Modelling atmospheric carbonyl sulfide using gross primary productivity to constrain vegetative uptake

We use the TOMCAT 3-D chemical transport model with a balanced flux inventory to simulate the global distribution of atmospheric carbonyl sulfide (OCS). This is compared with limb-sounding satellite observations made by the Atmospheric Chemistry Experiment – Fourier Transform Spectrometer (ACE-FTS) and surface flask measurements made worldwide at 14 National Oceanic and Atmospheric Administration – Earth System Research Laboratory (NOAA-ESRL) sites. By scaling gross primary productivity (GPP) output from the Joint UK Land Environment Simulator (JULES), we provide a new estimation of global OCS vegetative uptake. This is calculated by scaling GPP according to a leaf relative uptake (LRU) term, yielding a global yearly atmospheric uptake of approximately 629 Gg S, which is toward the lower estimates from recent studies. To compensate for this larger vegetative sink, we scale oceanic emissions of OCS up to an annual mean of 689 Gg S, focused over the tropical ocean region. We combine our OCS fluxes to derive a new inventory which was used in a TOMCAT simulation from 2004–2018 to allow and investigate the annual distribution and seasonality of OCS as well as long term comparisons with available measurements. The simulation matches satellite and surface observations to within their uncertainties in most instances. When compared to co-located ACE-FTS OCS profiles between 5 km and 30 km, the simulation remains within 5 % of the measurements throughout the majority of this region and lies within the standard deviation of these measurements.
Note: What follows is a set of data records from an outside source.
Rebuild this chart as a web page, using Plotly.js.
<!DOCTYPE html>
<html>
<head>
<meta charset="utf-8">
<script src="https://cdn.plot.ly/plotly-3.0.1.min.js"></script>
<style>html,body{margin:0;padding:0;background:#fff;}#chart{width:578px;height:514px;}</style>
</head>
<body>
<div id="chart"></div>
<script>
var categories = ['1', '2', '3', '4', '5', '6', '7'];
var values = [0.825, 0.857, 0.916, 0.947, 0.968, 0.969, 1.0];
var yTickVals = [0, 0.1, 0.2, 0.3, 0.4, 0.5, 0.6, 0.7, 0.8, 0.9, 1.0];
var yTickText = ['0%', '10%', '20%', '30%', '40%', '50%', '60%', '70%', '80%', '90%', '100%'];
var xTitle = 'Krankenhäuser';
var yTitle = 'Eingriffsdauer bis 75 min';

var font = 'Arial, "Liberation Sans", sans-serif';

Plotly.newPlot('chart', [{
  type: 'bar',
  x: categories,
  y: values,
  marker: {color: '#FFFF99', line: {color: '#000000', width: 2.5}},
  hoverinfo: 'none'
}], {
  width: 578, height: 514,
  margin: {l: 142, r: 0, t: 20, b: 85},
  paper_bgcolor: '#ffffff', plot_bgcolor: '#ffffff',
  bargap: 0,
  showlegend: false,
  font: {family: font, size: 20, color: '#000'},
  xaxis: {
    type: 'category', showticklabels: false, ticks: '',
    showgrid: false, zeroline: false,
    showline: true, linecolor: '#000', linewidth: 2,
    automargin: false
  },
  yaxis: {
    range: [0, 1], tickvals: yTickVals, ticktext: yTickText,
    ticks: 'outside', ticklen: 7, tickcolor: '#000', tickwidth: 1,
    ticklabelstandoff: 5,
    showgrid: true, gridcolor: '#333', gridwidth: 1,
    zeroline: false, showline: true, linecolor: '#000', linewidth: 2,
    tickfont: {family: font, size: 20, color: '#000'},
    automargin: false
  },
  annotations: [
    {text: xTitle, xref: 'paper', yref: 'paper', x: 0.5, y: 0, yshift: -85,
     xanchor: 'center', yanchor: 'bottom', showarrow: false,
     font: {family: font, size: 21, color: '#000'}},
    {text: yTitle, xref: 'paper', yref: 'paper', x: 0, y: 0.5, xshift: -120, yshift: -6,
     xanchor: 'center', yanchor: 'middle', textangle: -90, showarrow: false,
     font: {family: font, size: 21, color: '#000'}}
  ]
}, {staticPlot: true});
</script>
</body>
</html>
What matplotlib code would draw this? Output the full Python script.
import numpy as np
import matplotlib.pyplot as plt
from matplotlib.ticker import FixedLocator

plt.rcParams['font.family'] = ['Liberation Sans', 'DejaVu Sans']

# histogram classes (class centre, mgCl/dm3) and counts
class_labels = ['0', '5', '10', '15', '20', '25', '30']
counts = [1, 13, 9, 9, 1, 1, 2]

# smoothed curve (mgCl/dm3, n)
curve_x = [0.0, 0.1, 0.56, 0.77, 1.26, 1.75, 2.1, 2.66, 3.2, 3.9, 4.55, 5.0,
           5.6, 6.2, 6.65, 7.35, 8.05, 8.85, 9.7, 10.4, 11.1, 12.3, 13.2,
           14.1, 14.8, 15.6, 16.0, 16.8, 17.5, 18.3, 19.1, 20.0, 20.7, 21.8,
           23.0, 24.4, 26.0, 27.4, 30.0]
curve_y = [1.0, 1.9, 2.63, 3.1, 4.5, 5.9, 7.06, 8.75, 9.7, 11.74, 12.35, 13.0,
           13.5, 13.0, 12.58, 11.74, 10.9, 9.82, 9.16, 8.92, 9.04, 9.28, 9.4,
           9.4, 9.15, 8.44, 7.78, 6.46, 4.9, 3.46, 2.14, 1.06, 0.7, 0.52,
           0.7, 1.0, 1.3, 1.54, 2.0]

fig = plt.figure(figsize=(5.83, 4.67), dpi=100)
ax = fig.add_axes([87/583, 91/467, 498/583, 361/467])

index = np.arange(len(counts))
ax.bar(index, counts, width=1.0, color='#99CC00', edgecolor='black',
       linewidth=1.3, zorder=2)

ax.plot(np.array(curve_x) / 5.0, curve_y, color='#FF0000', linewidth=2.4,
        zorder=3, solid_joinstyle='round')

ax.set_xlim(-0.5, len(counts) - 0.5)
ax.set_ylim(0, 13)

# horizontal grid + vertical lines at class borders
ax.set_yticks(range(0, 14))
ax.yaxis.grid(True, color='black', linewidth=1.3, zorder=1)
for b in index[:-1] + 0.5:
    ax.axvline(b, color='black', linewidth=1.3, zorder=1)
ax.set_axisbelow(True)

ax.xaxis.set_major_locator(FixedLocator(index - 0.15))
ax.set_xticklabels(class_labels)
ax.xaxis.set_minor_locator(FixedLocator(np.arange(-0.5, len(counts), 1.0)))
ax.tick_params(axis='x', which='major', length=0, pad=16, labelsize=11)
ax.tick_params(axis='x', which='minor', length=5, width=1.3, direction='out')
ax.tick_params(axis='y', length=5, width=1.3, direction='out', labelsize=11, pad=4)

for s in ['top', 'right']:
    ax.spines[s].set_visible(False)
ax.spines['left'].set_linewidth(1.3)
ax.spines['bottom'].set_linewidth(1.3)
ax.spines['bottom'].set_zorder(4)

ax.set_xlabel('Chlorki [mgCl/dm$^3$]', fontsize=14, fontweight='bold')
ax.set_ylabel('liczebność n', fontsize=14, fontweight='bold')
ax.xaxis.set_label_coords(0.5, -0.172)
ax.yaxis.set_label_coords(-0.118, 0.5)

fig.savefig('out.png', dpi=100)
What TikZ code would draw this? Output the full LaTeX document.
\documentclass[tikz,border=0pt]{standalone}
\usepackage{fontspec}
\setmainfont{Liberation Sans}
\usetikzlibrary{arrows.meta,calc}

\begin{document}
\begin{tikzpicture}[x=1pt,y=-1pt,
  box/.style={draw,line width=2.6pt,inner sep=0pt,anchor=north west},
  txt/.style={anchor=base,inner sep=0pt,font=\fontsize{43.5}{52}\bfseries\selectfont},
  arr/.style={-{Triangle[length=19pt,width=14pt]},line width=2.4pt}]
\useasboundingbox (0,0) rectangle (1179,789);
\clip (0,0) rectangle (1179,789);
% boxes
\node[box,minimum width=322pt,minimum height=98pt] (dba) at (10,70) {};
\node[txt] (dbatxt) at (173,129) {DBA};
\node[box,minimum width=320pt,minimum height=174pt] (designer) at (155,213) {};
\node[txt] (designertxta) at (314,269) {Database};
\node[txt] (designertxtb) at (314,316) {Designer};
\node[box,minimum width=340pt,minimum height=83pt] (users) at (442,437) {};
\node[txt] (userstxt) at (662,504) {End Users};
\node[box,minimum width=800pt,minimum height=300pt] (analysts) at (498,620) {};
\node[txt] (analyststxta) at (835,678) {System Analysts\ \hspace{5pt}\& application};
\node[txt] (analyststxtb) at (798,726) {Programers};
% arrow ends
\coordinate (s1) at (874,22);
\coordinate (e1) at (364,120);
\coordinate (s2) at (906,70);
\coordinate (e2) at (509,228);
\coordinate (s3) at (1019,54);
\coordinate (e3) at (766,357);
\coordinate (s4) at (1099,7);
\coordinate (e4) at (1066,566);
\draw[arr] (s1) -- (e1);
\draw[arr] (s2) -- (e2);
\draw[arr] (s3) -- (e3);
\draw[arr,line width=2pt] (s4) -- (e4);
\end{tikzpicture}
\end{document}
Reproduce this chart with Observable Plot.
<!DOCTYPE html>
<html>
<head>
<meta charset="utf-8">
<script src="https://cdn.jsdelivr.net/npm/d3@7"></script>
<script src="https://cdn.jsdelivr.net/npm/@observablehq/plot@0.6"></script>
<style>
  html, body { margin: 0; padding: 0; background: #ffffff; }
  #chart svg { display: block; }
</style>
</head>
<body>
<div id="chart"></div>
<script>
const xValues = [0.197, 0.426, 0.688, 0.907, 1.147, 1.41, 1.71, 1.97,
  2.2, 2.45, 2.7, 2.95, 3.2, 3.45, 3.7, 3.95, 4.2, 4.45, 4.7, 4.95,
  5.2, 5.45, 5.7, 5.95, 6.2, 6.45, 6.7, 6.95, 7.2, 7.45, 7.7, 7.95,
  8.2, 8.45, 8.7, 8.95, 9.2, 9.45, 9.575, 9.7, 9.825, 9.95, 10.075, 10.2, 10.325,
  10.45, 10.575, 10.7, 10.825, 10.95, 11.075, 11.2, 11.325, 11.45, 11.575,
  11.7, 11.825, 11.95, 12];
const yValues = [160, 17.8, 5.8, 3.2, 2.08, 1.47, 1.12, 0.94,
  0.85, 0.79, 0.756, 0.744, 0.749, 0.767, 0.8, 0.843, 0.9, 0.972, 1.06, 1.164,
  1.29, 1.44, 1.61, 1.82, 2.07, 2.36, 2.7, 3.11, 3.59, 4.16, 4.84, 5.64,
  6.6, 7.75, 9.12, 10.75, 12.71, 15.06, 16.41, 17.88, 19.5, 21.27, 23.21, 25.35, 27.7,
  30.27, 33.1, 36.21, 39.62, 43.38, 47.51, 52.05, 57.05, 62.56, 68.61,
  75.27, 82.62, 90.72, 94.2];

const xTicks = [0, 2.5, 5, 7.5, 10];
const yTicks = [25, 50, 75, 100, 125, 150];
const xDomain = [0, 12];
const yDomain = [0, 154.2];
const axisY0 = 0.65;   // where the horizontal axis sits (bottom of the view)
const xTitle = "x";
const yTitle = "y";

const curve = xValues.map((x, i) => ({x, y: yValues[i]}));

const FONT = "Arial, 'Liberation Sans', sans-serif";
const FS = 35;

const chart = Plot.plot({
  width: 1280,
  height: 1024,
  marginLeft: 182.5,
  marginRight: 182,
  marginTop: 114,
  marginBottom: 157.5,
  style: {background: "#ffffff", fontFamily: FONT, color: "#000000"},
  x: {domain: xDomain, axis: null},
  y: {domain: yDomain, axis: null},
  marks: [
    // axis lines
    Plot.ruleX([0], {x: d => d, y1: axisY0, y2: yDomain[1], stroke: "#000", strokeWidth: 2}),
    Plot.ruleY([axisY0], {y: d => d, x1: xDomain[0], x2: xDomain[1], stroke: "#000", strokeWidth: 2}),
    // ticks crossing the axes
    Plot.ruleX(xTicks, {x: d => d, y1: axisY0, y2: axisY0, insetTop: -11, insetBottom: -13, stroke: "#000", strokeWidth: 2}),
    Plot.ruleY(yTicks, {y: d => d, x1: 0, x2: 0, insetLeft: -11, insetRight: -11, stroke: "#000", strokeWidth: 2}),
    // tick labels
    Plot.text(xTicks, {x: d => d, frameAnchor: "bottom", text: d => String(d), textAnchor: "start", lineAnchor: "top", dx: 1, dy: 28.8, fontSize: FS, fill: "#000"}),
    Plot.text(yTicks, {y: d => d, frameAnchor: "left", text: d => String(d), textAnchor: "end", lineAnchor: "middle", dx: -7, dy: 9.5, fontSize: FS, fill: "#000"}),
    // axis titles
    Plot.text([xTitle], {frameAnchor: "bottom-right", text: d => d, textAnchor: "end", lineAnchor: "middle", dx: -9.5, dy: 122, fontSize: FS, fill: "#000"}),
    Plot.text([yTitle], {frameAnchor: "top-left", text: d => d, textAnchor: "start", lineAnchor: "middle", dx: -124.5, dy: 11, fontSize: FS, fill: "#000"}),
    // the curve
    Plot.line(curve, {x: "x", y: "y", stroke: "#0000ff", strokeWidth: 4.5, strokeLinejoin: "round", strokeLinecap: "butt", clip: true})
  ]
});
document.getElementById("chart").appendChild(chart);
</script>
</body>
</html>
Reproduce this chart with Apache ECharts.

At the surface, the model captures background concentrations at most of the surface sites to within the maximum and minimum of the seasonal measurements. Compared to a control TOMCAT simulation using the existing Kettle et al. (2002) benchmark flux inventory, errors in the surface comparisons are reduced by as much as 57 %. Our new inventory reduces the average difference in the modelled seasonal amplitude compared to the surface measurements from ±40 % to ±34 %. Other key improvements include better representation of OCS seasonality at North Hemisphere continental sites, as well as a better match in background concentration at tropical Hawaiin sites.